The authors of the report claim that the highly publicized media narrative of a rebirth in America’s manufacturing sector is based on misleading interpretations of data that in fact paint a much bleaker picture of a temporary recovery within the context of the economic cycle, rather than structural growth.
America’s unprecedented decline in manufacturing employment in the 2000s, which was caused not by increases in productivity, as was the case in previous decades, but rather outsourcing and decline in output, led to trade deficits in sectors such as high-tech production, which is typically brought up as an example of American manufacturing, write the authors.
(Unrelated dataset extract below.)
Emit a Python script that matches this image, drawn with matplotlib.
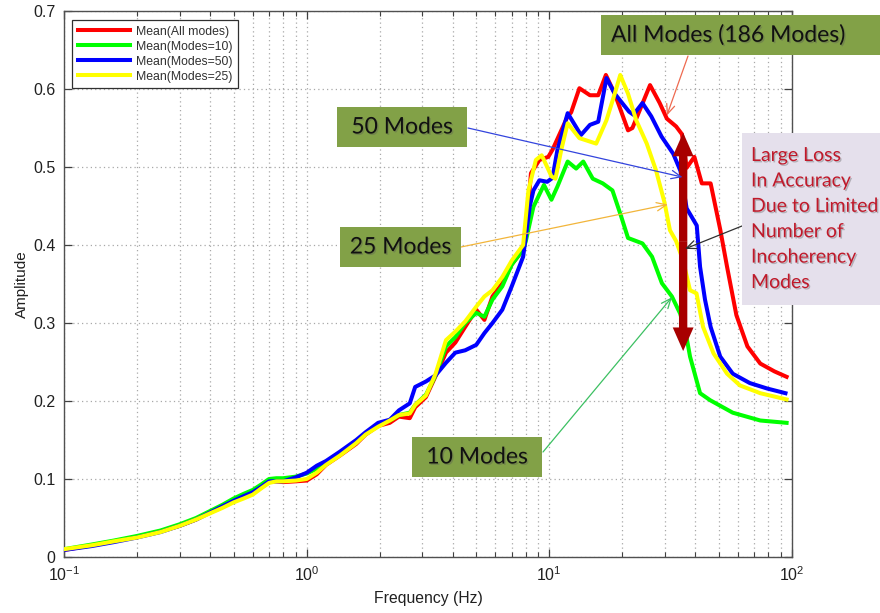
import matplotlib
matplotlib.use("Agg")
import matplotlib.pyplot as plt
import matplotlib.patheffects as pe
from matplotlib.patches import Rectangle, FancyArrowPatch
from matplotlib.ticker import FixedLocator, FuncFormatter, LogLocator, NullFormatter

# ---------------- data ----------------
freq_all = [0.1, 0.13, 0.16, 0.2, 0.25, 0.3, 0.35, 0.4, 0.45, 0.5, 0.55, 0.6, 0.65, 0.7,
            0.75, 0.8, 0.9, 1.0, 1.1, 1.2, 1.37, 1.6, 1.75, 1.97, 2.2, 2.4, 2.66, 2.8, 3.1,
            3.4, 3.75, 4.1, 4.5, 5.0, 5.4, 5.83, 6.4, 7.0, 7.8, 8.0, 8.4, 9.1, 9.9, 10.3,
            11.9, 12.3, 13.3, 14.7, 15.9, 17.1, 18.6, 21.1, 22.0, 26.0, 28.5, 30.5, 33.3,
            35.2, 36.8, 39.6, 42.5, 46.2, 50.6, 54.0, 59.0, 65.5, 74.0, 84.6, 95.0]
amp_all = [0.009, 0.015, 0.020, 0.026, 0.033, 0.040, 0.048, 0.057, 0.064, 0.071, 0.077,
           0.082, 0.089, 0.096, 0.097, 0.096, 0.097, 0.098, 0.106, 0.118, 0.130, 0.145,
           0.157, 0.168, 0.172, 0.180, 0.178, 0.192, 0.205, 0.232, 0.262, 0.275, 0.295,
           0.317, 0.304, 0.334, 0.351, 0.375, 0.394, 0.410, 0.492, 0.509, 0.513, 0.522,
           0.565, 0.570, 0.601, 0.592, 0.592, 0.618, 0.594, 0.547, 0.550, 0.605, 0.582,
           0.562, 0.552, 0.542, 0.499, 0.513, 0.479, 0.479, 0.420, 0.372, 0.310, 0.270,
           0.248, 0.238, 0.231]

freq_m10 = [0.1, 0.13, 0.16, 0.2, 0.25, 0.3, 0.35, 0.4, 0.45, 0.5, 0.55, 0.6, 0.65, 0.7,
            0.75, 0.8, 0.9, 1.0, 1.1, 1.2, 1.37, 1.6, 1.75, 1.97, 2.2, 2.4, 2.66, 2.8, 3.1,
            3.4, 3.75, 4.1, 4.5, 5.0, 5.4, 5.83, 6.4, 7.0, 7.8, 8.0, 8.6, 9.5, 10.2, 10.8,
            11.9, 12.9, 13.8, 15.1, 16.6, 18.2, 19.8, 21.1, 24.2, 26.5, 29.1, 32.0, 34.6,
            36.5, 38.0, 41.8, 46.0, 57.0, 74.0, 95.0]
amp_m10 = [0.010, 0.016, 0.021, 0.027, 0.034, 0.042, 0.050, 0.059, 0.067, 0.075, 0.081,
           0.086, 0.093, 0.100, 0.101, 0.101, 0.103, 0.107, 0.113, 0.120, 0.132, 0.147,
           0.158, 0.170, 0.175, 0.182, 0.185, 0.195, 0.208, 0.233, 0.270, 0.282, 0.300,
           0.313, 0.308, 0.330, 0.347, 0.375, 0.394, 0.405, 0.449, 0.477, 0.458, 0.475,
           0.507, 0.498, 0.507, 0.485, 0.479, 0.470, 0.436, 0.409, 0.402, 0.385, 0.351,
           0.334, 0.312, 0.287, 0.257, 0.210, 0.201, 0.185, 0.175, 0.172]

freq_m50 = [0.1, 0.13, 0.16, 0.2, 0.25, 0.3, 0.35, 0.4, 0.45, 0.5, 0.55, 0.6, 0.65, 0.7,
            0.75, 0.8, 0.9, 1.0, 1.1, 1.2, 1.37, 1.6, 1.75, 1.97, 2.2, 2.4, 2.66, 2.8, 3.1,
            3.4, 3.75, 4.1, 4.5, 5.0, 5.4, 5.83, 6.4, 7.0, 7.8, 8.3, 8.6, 9.1, 9.8, 10.3,
            10.8, 11.9, 13.5, 14.7, 15.9, 17.2, 18.6, 21.3, 22.2, 24.2, 26.3, 29.0, 32.4,
            34.7, 36.8, 40.5, 41.8, 43.8, 46.2, 50.6, 57.0, 67.0, 79.0, 94.0]
amp_m50 = [0.009, 0.014, 0.019, 0.025, 0.032, 0.040, 0.048, 0.057, 0.065, 0.072, 0.078,
           0.083, 0.090, 0.097, 0.097, 0.097, 0.102, 0.108, 0.117, 0.123, 0.135, 0.150,
           0.160, 0.172, 0.176, 0.188, 0.197, 0.218, 0.225, 0.233, 0.249, 0.262, 0.265,
           0.272, 0.287, 0.300, 0.317, 0.347, 0.385, 0.449, 0.470, 0.483, 0.481, 0.486,
           0.522, 0.569, 0.541, 0.554, 0.558, 0.614, 0.594, 0.571, 0.567, 0.582, 0.565,
           0.539, 0.517, 0.495, 0.447, 0.425, 0.372, 0.330, 0.295, 0.257, 0.235, 0.223,
           0.216, 0.210]

freq_m25 = [0.1, 0.13, 0.16, 0.2, 0.25, 0.3, 0.35, 0.4, 0.45, 0.5, 0.55, 0.6, 0.65, 0.7,
            0.75, 0.8, 0.9, 1.0, 1.1, 1.2, 1.37, 1.6, 1.75, 1.97, 2.2, 2.4, 2.66, 2.8, 3.1,
            3.4, 3.75, 4.1, 4.5, 5.0, 5.4, 5.83, 6.4, 7.0, 7.8, 8.2, 8.8, 9.3, 9.8, 10.2,
            10.6, 11.2, 11.9, 13.3, 15.6, 17.2, 18.6, 19.6, 21.1, 22.8, 25.2, 27.5, 29.8,
            31.4, 33.3, 35.5, 38.0, 40.4, 43.0, 47.5, 54.0, 61.0, 74.0, 95.0]
amp_m25 = [0.010, 0.015, 0.020, 0.025, 0.032, 0.040, 0.048, 0.056, 0.063, 0.070, 0.075,
           0.080, 0.088, 0.095, 0.097, 0.097, 0.098, 0.100, 0.108, 0.118, 0.130, 0.146,
           0.157, 0.167, 0.175, 0.182, 0.184, 0.195, 0.207, 0.235, 0.278, 0.289, 0.302,
           0.321, 0.334, 0.342, 0.359, 0.380, 0.400, 0.470, 0.509, 0.515, 0.500, 0.488,
           0.485, 0.522, 0.556, 0.537, 0.530, 0.560, 0.594, 0.618, 0.594, 0.560, 0.530,
           0.496, 0.455, 0.419, 0.405, 0.381, 0.342, 0.338, 0.295, 0.261, 0.235, 0.220,
           0.210, 0.202]

series_labels = ["Mean(All modes)", "Mean(Modes=10)", "Mean(Modes=50)", "Mean(Modes=25)"]
series_colors = ["#ff0000", "#00ff00", "#0000ff", "#ffff00"]

y_ticks = [0, 0.1, 0.2, 0.3, 0.4, 0.5, 0.6, 0.7]

# ---------------- figure ----------------
W, H = 880, 613
fig = plt.figure(figsize=(W / 100, H / 100), dpi=100)
fig.patch.set_facecolor("white")

ax_l, ax_t, ax_r, ax_b = 64, 11, 792, 557
ax = fig.add_axes([ax_l / W, 1 - ax_b / H, (ax_r - ax_l) / W, (ax_b - ax_t) / H])

curves = [(freq_all, amp_all), (freq_m10, amp_m10), (freq_m50, amp_m50), (freq_m25, amp_m25)]
for (fx, fy), lab, col in zip(curves, series_labels, series_colors):
    ax.plot(fx, fy, color=col, lw=2.9, label=lab, solid_joinstyle="round", zorder=3)

ax.set_xscale("log")
ax.set_xlim(0.1, 100)
ax.set_ylim(0, 0.7)
ax.yaxis.set_major_locator(FixedLocator(y_ticks))
ax.yaxis.set_major_formatter(FuncFormatter(lambda v, _: f"{v:g}"))
ax.xaxis.set_major_locator(LogLocator(base=10, numticks=10))
ax.xaxis.set_minor_locator(LogLocator(base=10, subs=range(2, 10), numticks=20))
ax.xaxis.set_minor_formatter(NullFormatter())

grid_kw = dict(linestyle=(0, (1, 2.5)), color="#a8a8a8", lw=0.9)
ax.grid(True, which="major", axis="both", **grid_kw)
ax.grid(True, which="minor", axis="x", **grid_kw)
ax.set_axisbelow(True)

ax.tick_params(which="both", direction="in", top=True, right=True, color="#404040")
ax.tick_params(which="major", length=6, width=0.9, labelsize=11.5, pad=6, labelcolor="#202020")
ax.tick_params(which="minor", length=3.5, width=0.8)
for lab in ax.get_xticklabels() + ax.get_yticklabels():
    lab.set_fontfamily("Liberation Sans")
for sp in ax.spines.values():
    sp.set_color("#505050")
    sp.set_linewidth(1.0)

ax.set_xlabel("Frequency (Hz)", fontsize=11.3, family="Liberation Sans", color="#202020", labelpad=5)
ax.set_ylabel("Amplitude", fontsize=11, family="Liberation Sans", color="#202020", labelpad=3)

leg = ax.legend(loc="upper left", bbox_to_anchor=((72 - ax_l) / (ax_r - ax_l), 1 - (20 - ax_t) / (ax_b - ax_t)),
                borderaxespad=0, handlelength=4.3, handletextpad=0.5,
                labelspacing=0.25, borderpad=0.45, fancybox=False, framealpha=1,
                edgecolor="#303030", prop={"family": "Liberation Sans", "size": 8.8})
leg.get_frame().set_linewidth(0.9)
for t in leg.get_texts():
    t.set_color("#303030")


# ---------------- callouts (pixel positions measured from the top-left) ----------------
def fx(px):
    return px / W


def fy(py):
    return 1 - py / H


shadow = [pe.withSimplePatchShadow(offset=(1, -1), shadow_rgbFace="#555555", alpha=0.35)]
green_fill = "#82a147"


def callout(x0, y0, x1, y1, text, face, color, size, ha="center", tx=None, linespacing=1.2):
    fig.add_artist(Rectangle((fx(x0), fy(y1)), fx(x1) - fx(x0), fy(y0) - fy(y1),
                             transform=fig.transFigure, facecolor=face, edgecolor="none", zorder=5))
    xpos = fx((x0 + x1) / 2) if tx is None else fx(tx)
    fig.text(xpos, fy((y0 + y1) / 2), text, ha=ha, va="center", fontsize=size, family="Lato",
             color=color, zorder=6, linespacing=linespacing, path_effects=shadow)


callout(601, 15, 880, 55, "All Modes (186 Modes)", green_fill, "#111111", 16.5, ha="left", tx=611)
callout(337, 107, 467, 147, "50 Modes", green_fill, "#111111", 16.5)
callout(340, 227, 461, 267, "25 Modes", green_fill, "#111111", 16.5)
callout(412, 437, 542, 477, "10 Modes", green_fill, "#111111", 16.5)
callout(742, 133, 880, 305,
        "Large Loss\nIn Accuracy\nDue to Limited\nNumber of\nIncoherency\nModes",
        "#e5e0ec", "#c0192a", 14.0, ha="left", tx=751, linespacing=1.6)


def pointer(tail_px, head_data, color):
    ann = ax.annotate("", xy=head_data, xycoords="data",
                      xytext=(tail_px[0], H - tail_px[1]), textcoords="figure pixels",
                      arrowprops=dict(arrowstyle="->,head_length=0.7,head_width=0.3",
                                      color=color, lw=0.9, shrinkA=0, shrinkB=0),
                      annotation_clip=False, zorder=7)
    ann.arrow_patch.set_zorder(7)


pointer((688, 56), (30.5, 0.566), "#ee6a50")
pointer((468, 128), (35.4, 0.487), "#3344dd")
pointer((461, 247), (30.8, 0.452), "#f2b53a")
pointer((543, 452), (32.0, 0.333), "#3cc062")
pointer((742, 226), (36.2, 0.395), "#303030")

# double-headed arrow marking the accuracy loss
loss_f = 35.6
loss_top, loss_bot = 0.544, 0.264
loss_mid = (loss_top + loss_bot) / 2
for end in (loss_top, loss_bot):
    ax.add_patch(FancyArrowPatch((loss_f, loss_mid), (loss_f, end),
                                 arrowstyle="simple,head_length=1.7,head_width=1.5,tail_width=0.6",
                                 mutation_scale=10, color="#a80000", lw=0,
                                 shrinkA=0, shrinkB=0, zorder=6))

fig.savefig("out.png", dpi=100, facecolor="white")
The authors also take a special look at what they believe is a myth of “reshoring” – companies that once outsourced production overseas bringing it back to the United States.
The authors point out is that rising labor costs in China do not mean an end to outsourcing of jobs, as Chinese wages are growing slower than its labor productivity, and that even if official Chinese statistics are to be believed, “the average Chinese laborer would still earn just roughly $4.40 an hour, a scant 12 percent of U.S. wages.”
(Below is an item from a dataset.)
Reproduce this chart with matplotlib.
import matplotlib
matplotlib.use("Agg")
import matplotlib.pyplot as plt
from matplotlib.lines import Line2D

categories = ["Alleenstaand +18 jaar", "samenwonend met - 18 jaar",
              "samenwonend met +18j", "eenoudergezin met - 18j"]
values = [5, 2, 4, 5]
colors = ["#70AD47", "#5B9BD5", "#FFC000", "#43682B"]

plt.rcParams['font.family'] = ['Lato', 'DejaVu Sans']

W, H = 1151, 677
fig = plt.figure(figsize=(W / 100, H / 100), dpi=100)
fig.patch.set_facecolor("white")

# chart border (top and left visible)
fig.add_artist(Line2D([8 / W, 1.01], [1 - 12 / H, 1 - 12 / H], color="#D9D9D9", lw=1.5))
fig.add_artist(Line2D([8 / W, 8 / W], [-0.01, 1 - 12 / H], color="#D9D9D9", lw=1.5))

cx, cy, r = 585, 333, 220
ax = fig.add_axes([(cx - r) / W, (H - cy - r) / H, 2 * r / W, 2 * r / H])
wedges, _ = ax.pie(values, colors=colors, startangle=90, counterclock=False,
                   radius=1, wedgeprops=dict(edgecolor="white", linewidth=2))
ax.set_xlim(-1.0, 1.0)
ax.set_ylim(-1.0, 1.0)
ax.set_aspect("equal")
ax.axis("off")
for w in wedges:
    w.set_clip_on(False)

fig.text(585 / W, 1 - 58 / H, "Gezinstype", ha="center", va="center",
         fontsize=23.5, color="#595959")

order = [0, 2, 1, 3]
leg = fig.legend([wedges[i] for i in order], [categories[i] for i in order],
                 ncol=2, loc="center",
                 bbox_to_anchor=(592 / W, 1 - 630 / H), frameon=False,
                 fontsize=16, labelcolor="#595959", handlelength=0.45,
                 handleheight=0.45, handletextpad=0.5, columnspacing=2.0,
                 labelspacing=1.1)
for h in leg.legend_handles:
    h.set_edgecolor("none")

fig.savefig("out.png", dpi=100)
Lastly, the authors dispute the idea that U.S. productivity growth is cutting cost differences, as new production methods such as robotics and 3D printing are changing manufacturing and cutting labor costs, pointing out that productivity growth in the U.S. in 2010-2013 only amounted to an annual average of 2.5 percent compared to 8.5 percent in China and 5 percent in Germany.
As a solution, think-tank suggests that the U.S. adopt a comprehensive economic policy that promotes manufacturing and productivity growth.